フルート2、オーボエ2、クラリネット(変ロ管)2、ファゴット2、ホルン4、トランペット2、トロンボーン3、チューバ1、ティンパニ、弦五部による標準的な2管編成が採られている。
通常の4楽章で構成されているが、スケルツォ楽章と緩徐楽章の位置が逆転した、ベートーヴェンの《第9交響曲》と同じ楽章配置が採られており、第1、第4楽章の展開部ではベートーヴェン中期(いわゆる「傑作の森」の時期)からのオマージュが垣間見られる[1]。なお、第1楽章の速度記号は《第9交響曲》と全く同じである。
初演はセオドア・トマスの指揮により、1884年12月13日にニューヨーク・フィルハーモニー管弦楽団によって上演された[4]。ヨーロッパ初演は作曲者自身の指揮により、1885年10月に行われ、同夜には自作のカデンツァにより、モーツァルトの《ピアノ協奏曲 第24番》のソロも演奏している[5][6]。1887年にはライプツィヒ・ゲヴァントハウス管弦楽団を指揮して再演した[7]。同年ミラノで指揮した際は、スケルツォ楽章が好評を呼んで2度繰り返さなければならなかった[8]。
ヨハネス・ブラームスの当初の反応は、わずか2語「全く結構(ganz hübsch)」であったという[9]。
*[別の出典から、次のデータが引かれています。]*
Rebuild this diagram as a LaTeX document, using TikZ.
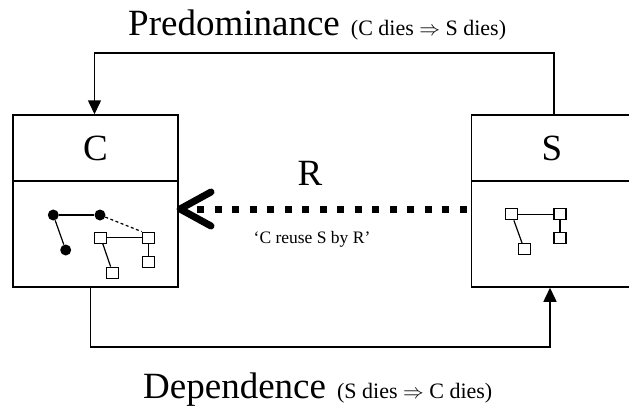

後にブラームスは、シュトラウス青年に「シューベルトの舞曲にきちんと目を通す」ように、また、「主題のちぐはぐさ」に用心するように奨めつつ、「リズム面で対比された1種類の三和音をたくさん積み上げていくやり方は、何の能もない」ことを、口を酸っぱくして助言した[6]。
シュトラウスは自作をいくつか録音したが、本作の録音は遺さなかった。本作を録音した主要な指揮者に、ミヒャエル・ハラースやネーメ・ヤルヴィ、若杉弘の名が挙げられる。また、作曲家自身による2台ピアノ版も録音されている。